I forget that many places really do have "corner groceries". We even have our fair share here in SoCal and many of them do sell porn. I was thinking more along the lines of Safeway, Winn Dixie, Ingles, Lucky, Albertsons etc.



-B
 
sanchopanza said:
how is marquis de sade treated these days?
His name was brought up on ESPN one night. I forget why, but I was like, whoa! What's he doing here?

Interesting discussion. As I am too young to realize the evolution of print over the past half-centry, I'll sit back and state that I agree with current views and trends already posted (a swing from conservative America in the future and the error of the V-Chip).

Anyway, I think de Sade is doing fine. :)
 
There's always been smut in books
Now that it's unveiled and straight forward, which is to say undisguised we call it porn.
 
Waterstone's - national bookseller chain - has an 'Erotica' section in at least one of their two branches in Newcastle, here in the UK. I haven't looked at it for a while, but I remember seeing the Literotica book on sale there.

Alex
 
No excuses for bragging about my home again.
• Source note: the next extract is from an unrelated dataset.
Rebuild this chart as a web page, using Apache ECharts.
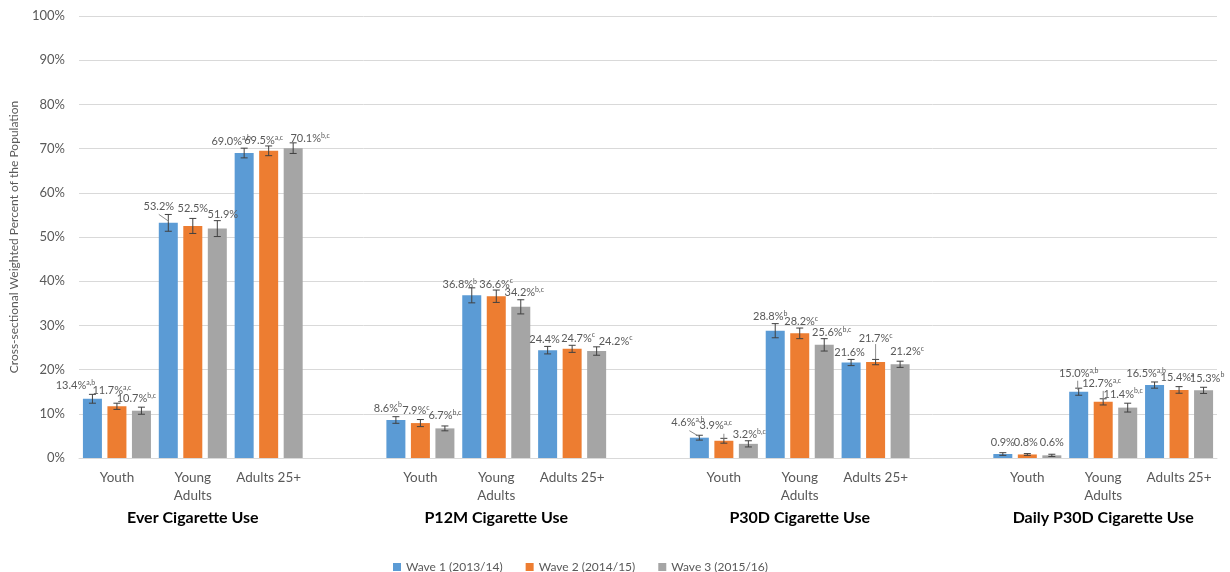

In the SF bay area one can find erotica sections in any bookstore. We also have more bookstores per population including NYC. I can and do go into a shop and ask for the location of the erotica section w/o lowered voice or blush. No big deal.

FYI, erotica sections include smut, porn, whatever, and "literature".

Perdita
 
I think that Erotica is already a fairly popular genre, book form or no. Smut, though...pure sex scenes like we sometimes find on Literotica, I don't think will ever be recognized. As others have mentioned, there are many erotic novels already considered classics. Hey, take Anne Rice's books, for instance. But ya gotta have more than smut.